[BEGIN Information supplied]
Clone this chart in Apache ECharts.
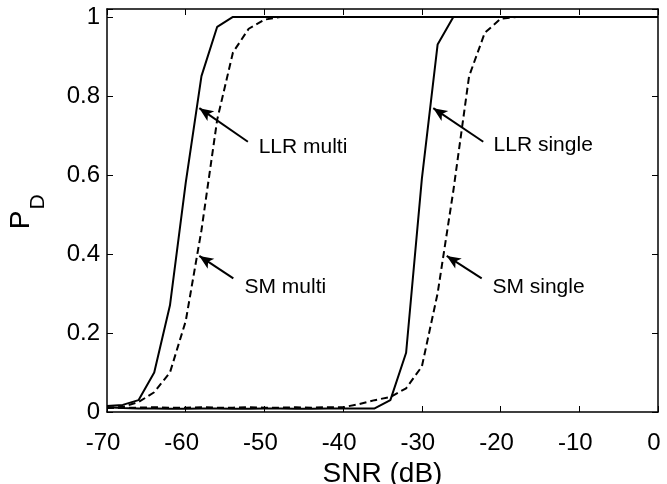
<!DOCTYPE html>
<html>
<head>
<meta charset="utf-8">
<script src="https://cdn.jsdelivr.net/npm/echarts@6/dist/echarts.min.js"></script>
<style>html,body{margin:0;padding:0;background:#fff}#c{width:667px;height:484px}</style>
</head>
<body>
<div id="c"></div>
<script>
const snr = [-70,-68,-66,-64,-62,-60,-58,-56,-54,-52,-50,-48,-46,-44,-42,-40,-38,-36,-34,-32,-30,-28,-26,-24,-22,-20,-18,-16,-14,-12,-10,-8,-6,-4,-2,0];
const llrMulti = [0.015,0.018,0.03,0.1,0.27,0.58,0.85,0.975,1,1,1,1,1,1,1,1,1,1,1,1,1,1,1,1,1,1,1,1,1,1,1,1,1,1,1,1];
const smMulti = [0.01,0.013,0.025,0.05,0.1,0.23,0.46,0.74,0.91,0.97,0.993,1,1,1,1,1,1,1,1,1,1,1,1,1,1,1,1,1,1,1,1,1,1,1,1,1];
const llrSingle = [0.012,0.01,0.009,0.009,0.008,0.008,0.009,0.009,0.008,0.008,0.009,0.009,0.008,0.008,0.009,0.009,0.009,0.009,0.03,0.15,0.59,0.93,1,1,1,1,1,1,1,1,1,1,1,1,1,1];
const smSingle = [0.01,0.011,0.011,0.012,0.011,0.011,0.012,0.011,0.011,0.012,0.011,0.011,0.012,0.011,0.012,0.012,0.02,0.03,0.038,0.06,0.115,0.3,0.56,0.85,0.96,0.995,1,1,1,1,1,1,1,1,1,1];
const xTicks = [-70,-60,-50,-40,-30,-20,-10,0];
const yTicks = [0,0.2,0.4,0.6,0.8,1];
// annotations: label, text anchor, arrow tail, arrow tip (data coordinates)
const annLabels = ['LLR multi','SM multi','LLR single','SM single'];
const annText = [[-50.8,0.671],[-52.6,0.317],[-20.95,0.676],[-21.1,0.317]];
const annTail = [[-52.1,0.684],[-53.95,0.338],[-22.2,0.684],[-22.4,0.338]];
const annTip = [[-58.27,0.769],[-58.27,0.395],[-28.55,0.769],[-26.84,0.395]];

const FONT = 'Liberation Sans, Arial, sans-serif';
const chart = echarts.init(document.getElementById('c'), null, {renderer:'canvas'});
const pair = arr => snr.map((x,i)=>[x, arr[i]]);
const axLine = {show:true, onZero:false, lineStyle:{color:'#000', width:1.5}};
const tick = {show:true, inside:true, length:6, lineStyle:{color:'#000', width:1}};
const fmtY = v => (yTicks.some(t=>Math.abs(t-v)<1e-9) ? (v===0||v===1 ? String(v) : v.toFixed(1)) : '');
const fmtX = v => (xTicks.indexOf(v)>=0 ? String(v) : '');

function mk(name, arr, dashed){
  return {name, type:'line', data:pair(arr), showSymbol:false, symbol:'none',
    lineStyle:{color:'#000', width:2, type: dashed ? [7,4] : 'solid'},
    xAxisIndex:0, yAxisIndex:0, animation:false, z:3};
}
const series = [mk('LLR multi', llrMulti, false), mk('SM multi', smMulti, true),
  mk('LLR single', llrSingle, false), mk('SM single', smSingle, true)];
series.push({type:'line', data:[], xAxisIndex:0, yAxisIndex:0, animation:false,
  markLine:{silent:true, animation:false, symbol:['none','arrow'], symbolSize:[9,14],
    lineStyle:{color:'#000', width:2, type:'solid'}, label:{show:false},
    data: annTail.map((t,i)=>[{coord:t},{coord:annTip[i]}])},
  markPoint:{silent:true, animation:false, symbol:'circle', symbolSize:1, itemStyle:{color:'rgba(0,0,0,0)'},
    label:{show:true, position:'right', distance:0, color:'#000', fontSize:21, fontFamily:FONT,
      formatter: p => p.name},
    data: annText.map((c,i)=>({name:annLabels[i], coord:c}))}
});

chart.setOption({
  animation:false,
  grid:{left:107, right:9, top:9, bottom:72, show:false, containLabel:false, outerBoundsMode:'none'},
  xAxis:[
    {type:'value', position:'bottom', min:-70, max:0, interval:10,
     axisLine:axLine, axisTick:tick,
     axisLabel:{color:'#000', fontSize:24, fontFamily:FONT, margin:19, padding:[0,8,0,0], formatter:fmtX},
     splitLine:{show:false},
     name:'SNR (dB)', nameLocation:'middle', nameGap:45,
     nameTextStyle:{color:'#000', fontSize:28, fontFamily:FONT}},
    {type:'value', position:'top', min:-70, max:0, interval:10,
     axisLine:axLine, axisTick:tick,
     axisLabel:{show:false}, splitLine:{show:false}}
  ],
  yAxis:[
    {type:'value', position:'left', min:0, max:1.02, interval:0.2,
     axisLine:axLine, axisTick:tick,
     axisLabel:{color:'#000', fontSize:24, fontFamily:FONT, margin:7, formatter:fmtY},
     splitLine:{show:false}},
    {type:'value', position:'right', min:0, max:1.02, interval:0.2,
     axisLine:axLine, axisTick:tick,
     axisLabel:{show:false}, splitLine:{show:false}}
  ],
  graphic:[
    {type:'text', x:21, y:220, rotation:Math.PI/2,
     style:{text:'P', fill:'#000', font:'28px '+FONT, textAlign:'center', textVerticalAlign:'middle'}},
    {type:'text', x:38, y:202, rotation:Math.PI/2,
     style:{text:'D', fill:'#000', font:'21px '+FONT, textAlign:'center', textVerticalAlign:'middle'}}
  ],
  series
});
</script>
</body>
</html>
[END Information supplied]
• **Written problem**
Copy the data exactly. Any picture it contains is to be omitted.

• **Correct output**
Clone this chart in Apache ECharts.
<!DOCTYPE html>
<html>
<head>
<meta charset="utf-8">
<script src="https://cdn.jsdelivr.net/npm/echarts@6/dist/echarts.min.js"></script>
<style>html,body{margin:0;padding:0;background:#fff}#c{width:667px;height:484px}</style>
</head>
<body>
<div id="c"></div>
<script>
const snr = [-70,-68,-66,-64,-62,-60,-58,-56,-54,-52,-50,-48,-46,-44,-42,-40,-38,-36,-34,-32,-30,-28,-26,-24,-22,-20,-18,-16,-14,-12,-10,-8,-6,-4,-2,0];
const llrMulti = [0.015,0.018,0.03,0.1,0.27,0.58,0.85,0.975,1,1,1,1,1,1,1,1,1,1,1,1,1,1,1,1,1,1,1,1,1,1,1,1,1,1,1,1];
const smMulti = [0.01,0.013,0.025,0.05,0.1,0.23,0.46,0.74,0.91,0.97,0.993,1,1,1,1,1,1,1,1,1,1,1,1,1,1,1,1,1,1,1,1,1,1,1,1,1];
const llrSingle = [0.012,0.01,0.009,0.009,0.008,0.008,0.009,0.009,0.008,0.008,0.009,0.009,0.008,0.008,0.009,0.009,0.009,0.009,0.03,0.15,0.59,0.93,1,1,1,1,1,1,1,1,1,1,1,1,1,1];
const smSingle = [0.01,0.011,0.011,0.012,0.011,0.011,0.012,0.011,0.011,0.012,0.011,0.011,0.012,0.011,0.012,0.012,0.02,0.03,0.038,0.06,0.115,0.3,0.56,0.85,0.96,0.995,1,1,1,1,1,1,1,1,1,1];
const xTicks = [-70,-60,-50,-40,-30,-20,-10,0];
const yTicks = [0,0.2,0.4,0.6,0.8,1];
// annotations: label, text anchor, arrow tail, arrow tip (data coordinates)
const annLabels = ['LLR multi','SM multi','LLR single','SM single'];
const annText = [[-50.8,0.671],[-52.6,0.317],[-20.95,0.676],[-21.1,0.317]];
const annTail = [[-52.1,0.684],[-53.95,0.338],[-22.2,0.684],[-22.4,0.338]];
const annTip = [[-58.27,0.769],[-58.27,0.395],[-28.55,0.769],[-26.84,0.395]];

const FONT = 'Liberation Sans, Arial, sans-serif';
const chart = echarts.init(document.getElementById('c'), null, {renderer:'canvas'});
const pair = arr => snr.map((x,i)=>[x, arr[i]]);
const axLine = {show:true, onZero:false, lineStyle:{color:'#000', width:1.5}};
const tick = {show:true, inside:true, length:6, lineStyle:{color:'#000', width:1}};
const fmtY = v => (yTicks.some(t=>Math.abs(t-v)<1e-9) ? (v===0||v===1 ? String(v) : v.toFixed(1)) : '');
const fmtX = v => (xTicks.indexOf(v)>=0 ? String(v) : '');

function mk(name, arr, dashed){
  return {name, type:'line', data:pair(arr), showSymbol:false, symbol:'none',
    lineStyle:{color:'#000', width:2, type: dashed ? [7,4] : 'solid'},
    xAxisIndex:0, yAxisIndex:0, animation:false, z:3};
}
const series = [mk('LLR multi', llrMulti, false), mk('SM multi', smMulti, true),
  mk('LLR single', llrSingle, false), mk('SM single', smSingle, true)];
series.push({type:'line', data:[], xAxisIndex:0, yAxisIndex:0, animation:false,
  markLine:{silent:true, animation:false, symbol:['none','arrow'], symbolSize:[9,14],
    lineStyle:{color:'#000', width:2, type:'solid'}, label:{show:false},
    data: annTail.map((t,i)=>[{coord:t},{coord:annTip[i]}])},
  markPoint:{silent:true, animation:false, symbol:'circle', symbolSize:1, itemStyle:{color:'rgba(0,0,0,0)'},
    label:{show:true, position:'right', distance:0, color:'#000', fontSize:21, fontFamily:FONT,
      formatter: p => p.name},
    data: annText.map((c,i)=>({name:annLabels[i], coord:c}))}
});

chart.setOption({
  animation:false,
  grid:{left:107, right:9, top:9, bottom:72, show:false, containLabel:false, outerBoundsMode:'none'},
  xAxis:[
    {type:'value', position:'bottom', min:-70, max:0, interval:10,
     axisLine:axLine, axisTick:tick,
     axisLabel:{color:'#000', fontSize:24, fontFamily:FONT, margin:19, padding:[0,8,0,0], formatter:fmtX},
     splitLine:{show:false},
     name:'SNR (dB)', nameLocation:'middle', nameGap:45,
     nameTextStyle:{color:'#000', fontSize:28, fontFamily:FONT}},
    {type:'value', position:'top', min:-70, max:0, interval:10,
     axisLine:axLine, axisTick:tick,
     axisLabel:{show:false}, splitLine:{show:false}}
  ],
  yAxis:[
    {type:'value', position:'left', min:0, max:1.02, interval:0.2,
     axisLine:axLine, axisTick:tick,
     axisLabel:{color:'#000', fontSize:24, fontFamily:FONT, margin:7, formatter:fmtY},
     splitLine:{show:false}},
    {type:'value', position:'right', min:0, max:1.02, interval:0.2,
     axisLine:axLine, axisTick:tick,
     axisLabel:{show:false}, splitLine:{show:false}}
  ],
  graphic:[
    {type:'text', x:21, y:220, rotation:Math.PI/2,
     style:{text:'P', fill:'#000', font:'28px '+FONT, textAlign:'center', textVerticalAlign:'middle'}},
    {type:'text', x:38, y:202, rotation:Math.PI/2,
     style:{text:'D', fill:'#000', font:'21px '+FONT, textAlign:'center', textVerticalAlign:'middle'}}
  ],
  series
});
</script>
</body>
</html>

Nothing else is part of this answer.